My pain is crippling, but I choose not to let it cripple me.
It can defeat me, but I choose to listen to God and defeat it instead.
I am not defined by this story nor am I defined by my negativity and self-doubting.
Because God says I am His child.
Because God says I am worth dying for.
Because God says He cried for me when Jaxon died.
Because God says He knows this pain.
Because God says He knows this suffering.
Because God says He is carrying me through this.
Because I know Who He Is, I have a reason to sing.
And I will use this story that God has given me to show the world that yes, there are painful, ugly, miserable things in this world.
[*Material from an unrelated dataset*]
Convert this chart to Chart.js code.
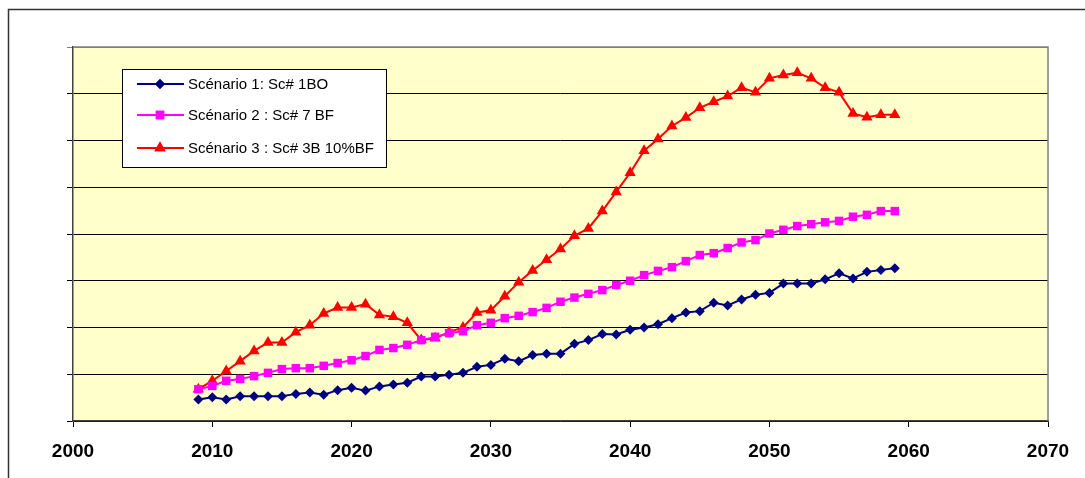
<!DOCTYPE html>
<html>
<head>
<meta charset="utf-8">
<script src="https://cdn.jsdelivr.net/npm/chart.js@4"></script>
<style>
  body { margin: 0; background: #fff; }
  canvas { display: block; }
</style>
</head>
<body>
<canvas id="chart" width="1085" height="478"></canvas>
<script>
const years = [
  2009, 2010, 2011, 2012, 2013, 2014, 2015, 2016, 2017, 2018,
  2019, 2020, 2021, 2022, 2023, 2024, 2025, 2026, 2027, 2028,
  2029, 2030, 2031, 2032, 2033, 2034, 2035, 2036, 2037, 2038,
  2039, 2040, 2041, 2042, 2043, 2044, 2045, 2046, 2047, 2048,
  2049, 2050, 2051, 2052, 2053, 2054, 2055, 2056, 2057, 2058, 2059,
];

const scenario1 = [
  0.46, 0.51, 0.46, 0.53, 0.53, 0.53, 0.53, 0.58, 0.61, 0.56,
  0.66, 0.71, 0.65, 0.74, 0.78, 0.82, 0.95, 0.95, 0.99, 1.03,
  1.16, 1.20, 1.33, 1.28, 1.41, 1.44, 1.44, 1.65, 1.73, 1.86,
  1.85, 1.95, 2.00, 2.07, 2.20, 2.32, 2.35, 2.53, 2.47, 2.60,
  2.70, 2.74, 2.94, 2.94, 2.94, 3.03, 3.16, 3.05, 3.19, 3.23, 3.27,
];

const scenario2 = [
  0.68, 0.75, 0.86, 0.90, 0.96, 1.03, 1.11, 1.13, 1.13, 1.18,
  1.24, 1.30, 1.39, 1.52, 1.56, 1.63, 1.73, 1.80, 1.88, 1.92,
  2.05, 2.10, 2.20, 2.25, 2.33, 2.42, 2.55, 2.64, 2.72, 2.80,
  2.91, 3.00, 3.12, 3.21, 3.29, 3.42, 3.55, 3.59, 3.70, 3.82,
  3.87, 4.01, 4.09, 4.17, 4.21, 4.25, 4.28, 4.37, 4.41, 4.49, 4.49,
];

const scenario3 = [
  0.68, 0.86, 1.07, 1.28, 1.50, 1.68, 1.68, 1.90, 2.05, 2.30,
  2.43, 2.43, 2.50, 2.27, 2.23, 2.10, 1.73, 1.77, 1.90, 2.00,
  2.32, 2.37, 2.67, 2.97, 3.22, 3.45, 3.68, 3.96, 4.12, 4.49,
  4.90, 5.31, 5.78, 6.03, 6.31, 6.49, 6.70, 6.83, 6.95, 7.13,
  7.03, 7.33, 7.40, 7.45, 7.33, 7.13, 7.03, 6.58, 6.50, 6.55, 6.55,
];

const seriesLabels = [
  'Scénario 1: Sc# 1BO',
  'Scénario 2 : Sc# 7 BF',
  'Scénario 3 : Sc# 3B 10%BF',
];

const xTicks = [2000, 2010, 2020, 2030, 2040, 2050, 2060, 2070];

const toPoints = (values) => values.map((v, i) => ({ x: years[i], y: v }));

const createDataset = (label, values, color, pointStyle, radius) => {
  return {
    label: label,
    data: toPoints(values),
    borderColor: color,
    backgroundColor: color,
    borderWidth: 2,
    pointStyle: pointStyle,
    pointRadius: radius,
    pointHoverRadius: radius,
    pointBorderWidth: 0,
    tension: 0,
  };
};

// plot background, outer frame and the boxed legend
const frame = {
  id: 'frame',
  beforeDraw(chart) {
    const { ctx, chartArea: a } = chart;
    ctx.save();
    ctx.fillStyle = '#FFFFCC';
    ctx.fillRect(a.left, a.top, a.right - a.left, a.bottom - a.top);
    ctx.strokeStyle = '#333';
    ctx.lineWidth = 1.5;
    ctx.beginPath();
    ctx.moveTo(8.5, 478);
    ctx.lineTo(8.5, 9.5);
    ctx.lineTo(1085, 9.5);
    ctx.stroke();
    ctx.restore();
  },
  afterDatasetsDraw(chart) {
    const { ctx, chartArea: a } = chart;
    ctx.save();
    ctx.strokeStyle = '#808080';
    ctx.lineWidth = 1.5;
    ctx.beginPath();
    ctx.moveTo(a.left, a.top);
    ctx.lineTo(a.right, a.top);
    ctx.lineTo(a.right, a.bottom);
    ctx.stroke();

    const bx = 122.5, by = 69.5, bw = 264, bh = 98;
    ctx.fillStyle = '#fff';
    ctx.fillRect(bx, by, bw, bh);
    ctx.strokeStyle = '#000';
    ctx.lineWidth = 1;
    ctx.strokeRect(bx, by, bw, bh);

    const rows = [84, 115, 148];
    ctx.font = '15px "Liberation Sans", Arial, sans-serif';
    ctx.textBaseline = 'middle';
    chart.data.datasets.forEach((ds, i) => {
      const y = rows[i];
      ctx.strokeStyle = ds.borderColor;
      ctx.lineWidth = 2;
      ctx.beginPath();
      ctx.moveTo(137, y);
      ctx.lineTo(184, y);
      ctx.stroke();
      ctx.fillStyle = ds.backgroundColor;
      Chart.helpers.drawPoint(ctx, { pointStyle: ds.pointStyle, radius: ds.pointRadius, borderWidth: 0 }, 160, y);
      ctx.fill();
      ctx.fillStyle = '#000';
      ctx.fillText(ds.label, 188, y + 1);
    });
    ctx.restore();
  },
};

new Chart(document.getElementById('chart'), {
  type: 'line',
  data: {
    datasets: [
      createDataset(seriesLabels[0], scenario1, '#000080', 'rectRot', 5),
      createDataset(seriesLabels[1], scenario2, '#FF00FF', 'rect', 6),
      createDataset(seriesLabels[2], scenario3, '#FF0000', 'triangle', 6.5),
    ],
  },
  options: {
    responsive: false,
    animation: false,
    layout: {
      padding: { left: 67, top: 47, right: 37, bottom: 0 },
    },
    scales: {
      x: {
        type: 'linear',
        min: 2000,
        max: 2070,
        afterBuildTicks: (scale) => {
          scale.ticks = xTicks.map((v) => ({ value: v }));
        },
        afterFit: (scale) => {
          scale.height = 57;
        },
        grid: {
          drawOnChartArea: false,
          drawTicks: true,
          tickLength: 6,
          color: '#000',
        },
        border: { color: '#404040', width: 1.5 },
        ticks: {
          padding: 13,
          color: '#000',
          font: { family: '"Liberation Sans", Arial, sans-serif', size: 19, weight: 'bold' },
          callback: (v) => String(v),
        },
      },
      y: {
        min: 0,
        max: 8,
        afterFit: (scale) => {
          scale.width = 6;
        },
        ticks: { stepSize: 1, display: false },
        grid: {
          color: (c) => (c.tick && c.tick.value === 8 ? '#808080' : '#000'),
          lineWidth: 1,
          drawTicks: true,
          tickLength: 6,
        },
        border: { color: '#404040', width: 1.5 },
      },
    },
    plugins: {
      legend: { display: false },
      tooltip: { enabled: false },
    },
  },
  plugins: [frame],
});
</script>
</body>
</html>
Yes, my son died. But I still have a reason to sing. I still have a reason to be happy. I still have a reason to love and to live. And yes, I can be negative and downright judgmental, but God loves me anyway. He loves me enough to show me and to teach me how to have a better life. His amazing grace is why I can write this blog and be confident that He will make good from what happened to John-Michael and me. God will make good from this, because He loves Jaxon even more than we do.